Marilyn Nonken: Weaving Bits of History with Strength and Taste

By Paul Griffiths

photo by Tom Dallal

Pianist Marilyn Nonken's concert on Monday night at the Flea included both the earliest work she plays (Schoenberg's Three Pieces Op. 11 of 1909) and the slowest (Alvin Lucier's Music for Piano with Pure Wave Slow Sweep Oscillators). What she prefers is new and fast, and she does it well. She has agility, stamina and thoughtfulness. She also has loyalty, as she showed in playing again the composition by Jason Eckardt, "Echoes' White Veil," that she performed at Merkin Concert Hall earlier this year.

Her Schoenberg performance was highly persuasive and indicative of her strengths and her tastes. As she explained beforehand, the pieces are startlingly new in that they belong to the first year or so of atonality, and at the same time reassuringly old. She brought out these qualities, but with the adverbs reversed.

The start of the third piece certainly had a good Viennese-waltz swing, but in general Nonken seemed most committed to the music's novelty and left some of the most Romantic gestures sounding pale and lost. This was interesting. So was her intelligent underlining of motivic links that made these pieces belong together.

From her more usual repertory, she included, besides Eckardt's work, Salvatore Martirano's "Cocktail Music" and a new piece written for her by the British composer Michael Finnissy: "North American Spirituals." Like much of Finnissy's piano music, this weaves a skein of transformation and embellishment around shadows from the musical past, shadows thrown here by 18th-century American hymns, African-American music (ragtime as well as spirituals) and Ives. These support what is generally a gentle stream, though one that can abruptly turn into a cascade or suddenly stop for long periods of silence. The effect is at once celebratory and wary.

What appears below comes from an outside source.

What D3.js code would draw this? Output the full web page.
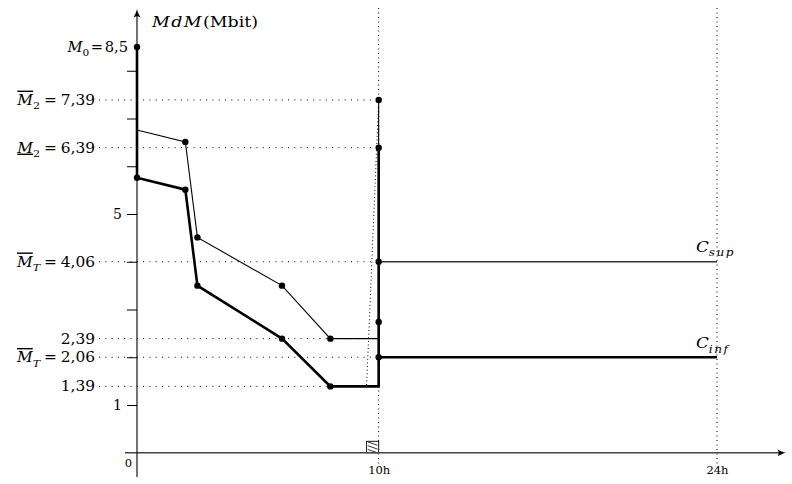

In the very different world of Lucier, Nonken was thoroughly absorbing. His piece depends on interactions between the piano's sound and two pure electronic tones, which move very slowly away from the middle of the keyboard in opposite directions and back again. As they track across what the pianist has just played, they seem to pick up the sound and bend it or create acoustic beats with it. The piano changes in front of your ears, as much as it does when this excellent performer sweeps through Schoenberg.